Second Serve | The Clay Road
From Monte Carlo to Paris, a winding road of sweat, style, and soul. Welcome to the season where tennis becomes art—and nothing comes easy
There is a stretch of calendar time—April through early June—that, to me, resembles less a tennis season and more a painter’s pilgrimage. A winding road through Monte Carlo, Barcelona, Rome, and finally Paris—cities so drenched in history and style that even the ball kids dress like they’re heading to Cannes, not Court Three (see the great article by Racquet Racket). The European clay swing is the Tour de France of tennis: scenic, grueling, and inevitably dust-covered.
Clay, with its red-streaked clothes and bruised socks, is the surface that dares to ask: Do you have the patience for greatness? It’s not a surface for the impulsive or the flashy. It is the medium of suffering and endurance. Of beauty carved out of attrition. It’s no coincidence that I fell in love with tennis here—Roland Garros, a decade ago, where each rally feels like a novella and each match a Russian epic. I still remember Wawrinka–Murray in 2017—five and a half hours of emotional chiaroscuro and defiant brushstrokes. If they’d held it in the Louvre, the tourists might’ve finally looked up from the Mona Lisa. No sport teaches you more about the psychology of delayed gratification than clay-court tennis.
Hard courts reward aggression. Grass courts favour instinct. But clay? Clay rewards resolve. Sliding into a forehand on the red dirt is not unlike mixing pigment on a palette. Every shot leaves a mark. You don’t so much play on clay as etch yourself into it.
Carlos Alcaraz is clay’s new prodigy—already painting like late-period Picasso, unburdened by convention and gleefully chaotic. All invention and instinct, bold and often a little mad—in the best sense—he layers drop shots, tweeners, and tomahawk smashes across the canvas. Even five-hour matches feel like improvisational sketches: unpredictable, entirely his own—and unforgettable.

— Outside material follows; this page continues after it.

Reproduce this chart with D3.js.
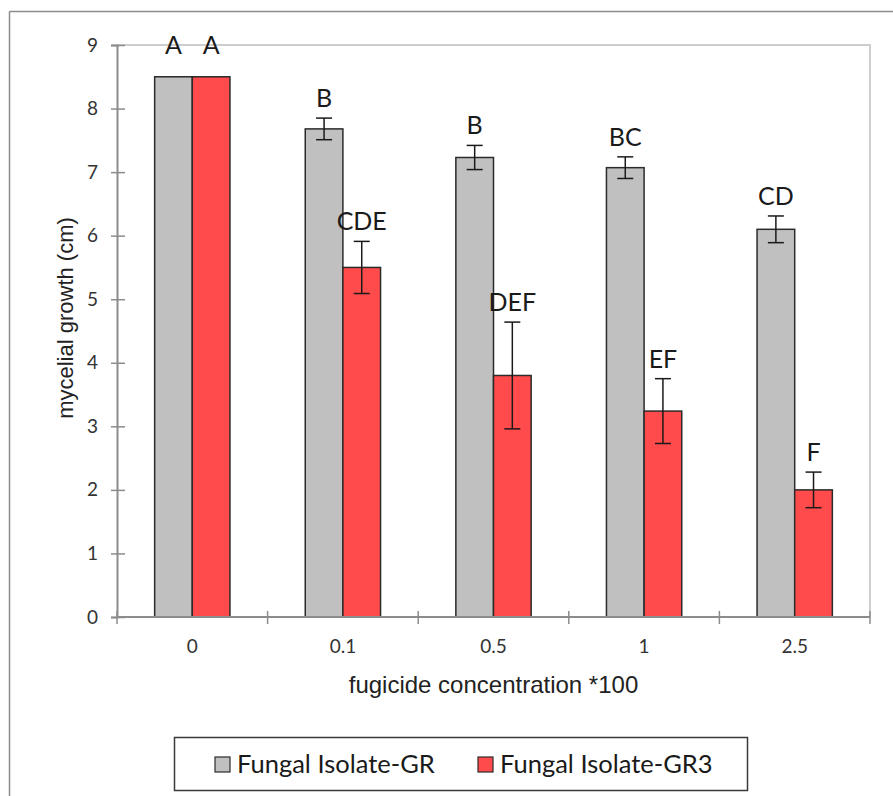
<!DOCTYPE html>
<html>
<head>
<meta charset="utf-8">
<script src="https://d3js.org/d3.v7.min.js"></script>
<style>
  body { margin: 0; background: #fff; }
  svg { display: block; }
</style>
</head>
<body>
<svg width="893" height="796"></svg>
<script>
// concentrations on the x axis
var categories = ["0", "0.1", "0.5", "1", "2.5"];
var seriesNames = ["Fungal Isolate-GR", "Fungal Isolate-GR3"];

// mean mycelial growth (cm)
var growthGR  = [8.5, 7.68, 7.23, 7.07, 6.10];
var growthGR3 = [8.5, 5.50, 3.80, 3.24, 2.00];

// error bar half widths
var errGR  = [0, 0.17, 0.19, 0.17, 0.21];
var errGR3 = [0, 0.41, 0.84, 0.51, 0.28];

// significance letters
var lettersGR  = ["A", "B", "B", "BC", "CD"];
var lettersGR3 = ["A", "CDE", "DEF", "EF", "F"];

var yTicks = [0, 1, 2, 3, 4, 5, 6, 7, 8, 9];

var colours = ["#c0c0c0", "#ff4b4b"];

var svg = d3.select("svg"),
    width = +svg.attr("width"),
    height = +svg.attr("height");

var margin = {left: 117, right: 23, top: 45, bottom: 179};
var plotW = width - margin.left - margin.right,
    plotH = height - margin.top - margin.bottom;

// outer chart border (only top and left show)
svg.append("line")
    .attr("x1", 9.5).attr("y1", 11.5).attr("x2", width).attr("y2", 11.5)
    .style("stroke", "#8c8c8c").style("stroke-width", 1.5);
svg.append("line")
    .attr("x1", 9.5).attr("y1", 11.5).attr("x2", 9.5).attr("y2", height)
    .style("stroke", "#8c8c8c").style("stroke-width", 1.5);

var g = svg.append("g")
    .attr("transform", "translate(" + margin.left + "," + margin.top + ")");

var x = d3.scaleBand()
    .domain(categories)
    .range([0, plotW]);

// two bars filling the middle half of each band
var x1 = d3.scaleBand()
    .domain([0, 1])
    .range([0, x.bandwidth()])
    .paddingOuter(1)
    .paddingInner(0);

var y = d3.scaleLinear()
    .domain([0, 9])
    .range([plotH, 0]);

// plot area frame (top and right, light grey)
g.append("path")
    .attr("d", "M0,0H" + plotW + "V" + plotH)
    .style("fill", "none")
    .style("stroke", "#cdcdcd")
    .style("stroke-width", 2);

// data rows
var rows = categories.map(function(c, i) {
    return [
        {cat: c, s: 0, v: growthGR[i], e: errGR[i], l: lettersGR[i]},
        {cat: c, s: 1, v: growthGR3[i], e: errGR3[i], l: lettersGR3[i]}
    ];
});
var bars = d3.merge(rows);

g.append("g")
    .selectAll("rect")
    .data(bars)
    .enter().append("rect")
    .attr("x", function(d) { return x(d.cat) + x1(d.s); })
    .attr("y", function(d) { return y(d.v); })
    .attr("width", x1.bandwidth())
    .attr("height", function(d) { return plotH - y(d.v); })
    .style("fill", function(d) { return colours[d.s]; })
    .style("stroke", "#2b2b2b")
    .style("stroke-width", 1.5);

// error bars
var errs = g.append("g")
    .selectAll("g")
    .data(bars.filter(function(d) { return d.e > 0; }))
    .enter().append("g")
    .attr("transform", function(d) {
        return "translate(" + (x(d.cat) + x1(d.s) + x1.bandwidth() / 2) + ",0)";
    })
    .style("stroke", "#1a1a1a")
    .style("stroke-width", 1.5);

errs.append("line")
    .attr("y1", function(d) { return y(d.v + d.e); })
    .attr("y2", function(d) { return y(d.v - d.e); });
errs.append("line")
    .attr("x1", -8).attr("x2", 8)
    .attr("y1", function(d) { return y(d.v + d.e); })
    .attr("y2", function(d) { return y(d.v + d.e); });
errs.append("line")
    .attr("x1", -8).attr("x2", 8)
    .attr("y1", function(d) { return y(d.v - d.e); })
    .attr("y2", function(d) { return y(d.v - d.e); });

// letters above bars
g.append("g")
    .selectAll("text")
    .data(bars)
    .enter().append("text")
    .attr("x", function(d) { return x(d.cat) + x1(d.s) + x1.bandwidth() / 2; })
    .attr("y", function(d) { return y(d.v + d.e) - (d.e > 0 ? 11 : 23); })
    .attr("text-anchor", "middle")
    .style("font-family", "Lato, 'Noto Sans', sans-serif")
    .style("font-size", "25px")
    .style("fill", "#1a1a1a")
    .text(function(d) { return d.l; });

// y axis
var yAxis = g.append("g")
    .call(d3.axisLeft(y).tickValues(yTicks).tickSize(6).tickPadding(13));
yAxis.select(".domain").style("stroke", "#8c8c8c").style("stroke-width", 2);
yAxis.selectAll(".tick line")
    .attr("x1", 8)
    .attr("x2", -6)
    .style("stroke", "#8c8c8c").style("stroke-width", 1.5);
yAxis.selectAll("text")
    .style("font-family", "Lato, sans-serif")
    .style("font-size", "19px")
    .style("fill", "#333");

// x axis with ticks at band edges
var xAxis = g.append("g")
    .attr("transform", "translate(0," + plotH + ")");
xAxis.append("line")
    .attr("x1", 0).attr("x2", plotW)
    .style("stroke", "#8c8c8c").style("stroke-width", 2);
var edges = categories.map(function(c) { return x(c); }).concat([plotW]);
xAxis.selectAll(".edge")
    .data(edges)
    .enter().append("line")
    .attr("class", "edge")
    .attr("x1", function(d) { return d; })
    .attr("x2", function(d) { return d; })
    .attr("y1", -6).attr("y2", 7)
    .style("stroke", "#8c8c8c").style("stroke-width", 1.5);
xAxis.selectAll(".lab")
    .data(categories)
    .enter().append("text")
    .attr("class", "lab")
    .attr("x", function(d) { return x(d) + x.bandwidth() / 2; })
    .attr("y", 36)
    .attr("text-anchor", "middle")
    .style("font-family", "Lato, sans-serif")
    .style("font-size", "19px")
    .style("fill", "#333")
    .text(function(d) { return d; });

// axis titles
svg.append("text")
    .attr("x", margin.left + plotW / 2)
    .attr("y", 693)
    .attr("text-anchor", "middle")
    .style("font-family", "'Liberation Sans', Arial, sans-serif")
    .style("font-size", "24px")
    .style("fill", "#222")
    .text("fugicide concentration  *100");

svg.append("text")
    .attr("transform", "translate(73,318) rotate(-90)")
    .attr("text-anchor", "middle")
    .style("font-family", "'Liberation Sans', Arial, sans-serif")
    .style("font-size", "22px")
    .style("fill", "#222")
    .text("mycelial growth (cm)");

// legend
var legend = svg.append("g");
legend.append("rect")
    .attr("x", 174.5).attr("y", 737.5)
    .attr("width", 573).attr("height", 53)
    .style("fill", "#fff")
    .style("stroke", "#3a3a3a")
    .style("stroke-width", 1.5);

var legX = [215, 478];
var items = legend.selectAll(".item")
    .data(seriesNames)
    .enter().append("g")
    .attr("class", "item")
    .attr("transform", function(d, i) { return "translate(" + legX[i] + ",757)"; });
items.append("rect")
    .attr("width", 15).attr("height", 15)
    .style("fill", function(d, i) { return colours[i]; })
    .style("stroke", "#2b2b2b")
    .style("stroke-width", 1.2);
items.append("text")
    .attr("x", 22)
    .attr("y", 16)
    .style("font-family", "Lato, sans-serif")
    .style("font-size", "25.5px")
    .style("fill", "#1a1a1a")
    .text(function(d) { return d; });
</script>
</body>
</html>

Nadal, of course, was Caravaggio—dark, powerful, elemental. His Roland Garros matches were spiritual exercises, every point an act of penance and strength. The clay obeyed him. But no more. Now it mourns.
Enter Sinner, the Da Vinci of this cohort—his strokes are anatomical studies, engineered elegance. Clay remains his most elusive muse—a surface that blunts his precision with messiness. But then again—Leonardo sketched flight centuries before anyone flew. So who’s to say Sinner won’t yet master this gritty realm? He’s definitely got the temperament for it—he once showed more visible frustration over a lukewarm plate of pasta than a five-set loss.
Andrey Rublev remains the clay contender no one quite remembers to fear—until it’s too late. His game is all fire and fury, a barrage of forehands that seem less hit than hurled. Every shot comes with a “BWEH!” and the promise of emotional detonation. On clay, he’s not so much sculpting points as scorching them—but sometimes, that’s exactly what works.
Then there’s Djokovic, still carving lines at 37 like an old master brushing in his final triptych. His clay-court game lacks the radiance of youth, but not the cunning. He’s no longer painting in oils—he’s working in ink and memory. If his body holds, he might yet sketch one more masterpiece in Paris. And if it doesn’t, he’ll still give you three hours of psychological theatre worthy of a standing ovation.
Let’s not forget João Fonseca, still just 18. He moves like a dancer at Carnaval, each slide across the clay a choreographed swirl of rhythm and riotous colour—Tarsila do Amaral’s Abaporu brought to life with topspin and teenage bravado.
Every year I try not to romanticise this season too much. Every year I fail. Spectacularly. Because clay doesn’t just test your shots—it tests your soul. It makes cowards of the powerful and poets of the patient.
And when we reach Paris—where I live—that final stop won’t be just a Slam. It will be the crescendo of something ancient and essential. A reminder that tennis, at its best, is not about domination or data or winners per set. It’s about how long you’re willing to stand in the arena, your shoes full of earth, trading blows under a bruised Parisian sky, for a chance to carve your name in the clay.
And that, mon ami, is where the art begins. Bring your brushes—and fresh socks. Let’s start the clay season.
Who’s your clay-court artist this season?
I still can’t believe that Wawrinka–Murray match was my first ever live tennis game. Five and a half hours of grit, drama, and clay flying everywhere—and you called it a ‘Russian novel in motion’ at the time, which stuck with me. I’ve been hooked on tennis (and suffering) ever since! Thank you!
For now I 'll go for Alcaraz but somehow he's lacking some consistency in his game, with unexpected losses. We have to wait for the best player to return and check how fit he is. Is Sinner still at the top of the game?